Intrinsically coroutines should be “cooperative”, so it is hard to force-terminate a coroutine in general…

Yes, the specific case I’m thinking about, is when you shutdown a web app, but the app often has background tasks for DB writes etc. that only last a couple of seconds. So, a graceful shutdown would allow these tasks to run before cancellation. So, shutdown would look like:

with suppress(asyncio.TimeoutError):
    await asyncio.wait_for(asyncio.gather(*tasks), timeout=5)
for t in tasks:
    t.cancel()
try:
    await asyncio.wait_for(asyncio.gather(*tasks), timeout=30)
except asyncio.TimeoutError:
    logging.warning("Some tasks didn't cancel in time.")

Or similar. So there is a brief moment to let tasks complete naturally, and then cancel and await.

Again, this behaviour could be done manually as in my previous comment (if we don’t want the complexity added to Supervisor), as long as the task set is available as an attribute.

Not sure what the current state is on this, but I thought of another thing; it could be a really good idea to add a .shield() method as an alternative to asyncio.shield() which would track the inner task within the supervisor. This idea comes from trying to make the aiohttp shutdown process really robust.

In aiohttp handlers might be cancelled if the connection is dropped, so a user might utilise asyncio.shield() to protect a DB write or similar. The problem occurs when the server is trying to shutdown, it will wait on handler tasks to complete before continuing to shutdown.

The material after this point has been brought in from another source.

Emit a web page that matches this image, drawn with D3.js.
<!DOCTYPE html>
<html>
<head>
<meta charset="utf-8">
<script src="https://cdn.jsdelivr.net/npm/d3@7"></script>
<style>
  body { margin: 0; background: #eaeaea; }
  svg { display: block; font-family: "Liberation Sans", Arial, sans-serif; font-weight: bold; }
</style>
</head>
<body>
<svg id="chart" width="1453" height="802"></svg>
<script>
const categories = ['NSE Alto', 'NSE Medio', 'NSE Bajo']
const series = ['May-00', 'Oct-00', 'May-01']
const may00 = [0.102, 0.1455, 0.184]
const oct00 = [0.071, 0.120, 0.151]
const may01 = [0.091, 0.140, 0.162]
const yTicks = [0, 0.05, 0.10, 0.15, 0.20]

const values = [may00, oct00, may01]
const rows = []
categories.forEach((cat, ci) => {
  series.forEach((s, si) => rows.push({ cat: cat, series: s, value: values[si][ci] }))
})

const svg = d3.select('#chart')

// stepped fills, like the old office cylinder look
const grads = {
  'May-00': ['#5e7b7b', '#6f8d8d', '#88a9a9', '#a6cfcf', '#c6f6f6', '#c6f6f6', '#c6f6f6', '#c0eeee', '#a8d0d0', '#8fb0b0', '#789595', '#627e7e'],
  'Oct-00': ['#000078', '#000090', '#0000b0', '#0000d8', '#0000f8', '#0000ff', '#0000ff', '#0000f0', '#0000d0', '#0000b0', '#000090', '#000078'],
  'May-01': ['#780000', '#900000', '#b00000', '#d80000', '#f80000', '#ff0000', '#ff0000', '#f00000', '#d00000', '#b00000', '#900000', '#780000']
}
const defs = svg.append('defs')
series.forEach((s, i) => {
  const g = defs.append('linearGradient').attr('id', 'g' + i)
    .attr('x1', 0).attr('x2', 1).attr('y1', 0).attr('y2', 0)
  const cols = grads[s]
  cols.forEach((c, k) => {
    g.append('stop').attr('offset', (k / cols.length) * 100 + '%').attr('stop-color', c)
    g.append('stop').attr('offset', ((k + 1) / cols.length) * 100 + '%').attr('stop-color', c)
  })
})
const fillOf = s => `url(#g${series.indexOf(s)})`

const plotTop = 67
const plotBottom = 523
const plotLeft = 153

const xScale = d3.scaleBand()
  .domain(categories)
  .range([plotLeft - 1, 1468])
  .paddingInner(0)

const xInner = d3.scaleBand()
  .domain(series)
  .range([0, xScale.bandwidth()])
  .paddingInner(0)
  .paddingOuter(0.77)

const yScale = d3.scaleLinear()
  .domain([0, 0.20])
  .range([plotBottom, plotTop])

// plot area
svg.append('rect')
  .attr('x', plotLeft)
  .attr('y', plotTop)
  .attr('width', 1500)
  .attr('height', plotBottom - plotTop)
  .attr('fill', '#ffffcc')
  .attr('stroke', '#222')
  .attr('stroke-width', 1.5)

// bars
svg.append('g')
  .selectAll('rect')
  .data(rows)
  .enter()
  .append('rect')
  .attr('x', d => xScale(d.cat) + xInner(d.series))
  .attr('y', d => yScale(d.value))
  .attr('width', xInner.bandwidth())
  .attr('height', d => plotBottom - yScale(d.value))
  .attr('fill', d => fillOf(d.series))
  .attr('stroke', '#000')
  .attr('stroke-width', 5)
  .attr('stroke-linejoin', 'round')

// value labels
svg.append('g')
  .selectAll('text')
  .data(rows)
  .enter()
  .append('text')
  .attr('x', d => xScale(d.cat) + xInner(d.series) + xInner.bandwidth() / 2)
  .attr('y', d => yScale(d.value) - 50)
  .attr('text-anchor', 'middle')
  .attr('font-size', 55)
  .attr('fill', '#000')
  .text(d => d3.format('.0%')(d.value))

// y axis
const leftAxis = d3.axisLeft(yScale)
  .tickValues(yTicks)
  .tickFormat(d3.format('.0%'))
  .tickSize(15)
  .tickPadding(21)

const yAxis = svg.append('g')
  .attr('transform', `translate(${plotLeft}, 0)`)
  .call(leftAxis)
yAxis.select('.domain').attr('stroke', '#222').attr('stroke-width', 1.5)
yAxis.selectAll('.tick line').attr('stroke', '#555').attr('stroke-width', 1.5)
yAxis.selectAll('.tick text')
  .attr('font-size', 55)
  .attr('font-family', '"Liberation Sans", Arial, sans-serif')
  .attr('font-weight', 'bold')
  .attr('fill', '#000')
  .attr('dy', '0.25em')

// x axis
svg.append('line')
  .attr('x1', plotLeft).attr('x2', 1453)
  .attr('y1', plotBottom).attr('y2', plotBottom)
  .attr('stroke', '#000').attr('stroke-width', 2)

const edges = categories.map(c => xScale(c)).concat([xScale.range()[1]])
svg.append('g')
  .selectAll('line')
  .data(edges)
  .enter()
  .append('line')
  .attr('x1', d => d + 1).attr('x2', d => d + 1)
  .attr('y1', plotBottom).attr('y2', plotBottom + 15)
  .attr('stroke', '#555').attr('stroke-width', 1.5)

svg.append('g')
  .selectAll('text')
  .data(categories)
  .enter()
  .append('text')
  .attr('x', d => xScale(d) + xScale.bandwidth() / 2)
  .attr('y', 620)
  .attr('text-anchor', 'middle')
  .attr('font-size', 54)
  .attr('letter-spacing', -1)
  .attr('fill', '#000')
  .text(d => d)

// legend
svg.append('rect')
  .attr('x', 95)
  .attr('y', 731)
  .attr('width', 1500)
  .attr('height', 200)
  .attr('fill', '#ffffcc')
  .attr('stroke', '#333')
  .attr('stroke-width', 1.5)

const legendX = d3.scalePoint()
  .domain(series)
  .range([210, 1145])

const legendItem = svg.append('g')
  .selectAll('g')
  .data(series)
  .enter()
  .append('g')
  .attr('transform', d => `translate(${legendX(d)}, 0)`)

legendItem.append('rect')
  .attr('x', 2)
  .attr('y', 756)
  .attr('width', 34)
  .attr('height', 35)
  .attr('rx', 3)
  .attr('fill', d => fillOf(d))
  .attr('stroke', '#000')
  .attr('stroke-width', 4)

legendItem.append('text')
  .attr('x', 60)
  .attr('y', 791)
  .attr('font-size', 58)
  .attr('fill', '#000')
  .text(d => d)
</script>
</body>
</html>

Then it will cancel all tasks that are still running.

The problem is that there is no way to track the inner task of asyncio.shield() and it therefore could get cancelled during shutdown, which rather defeats the purpose of shielding it. By introducing a method which shields while tracking the task in the supervisor, a user can use this safely, with the cleanup_ctx on shutdown allowing the shielded task to be waited on before aiohttp cancels everything.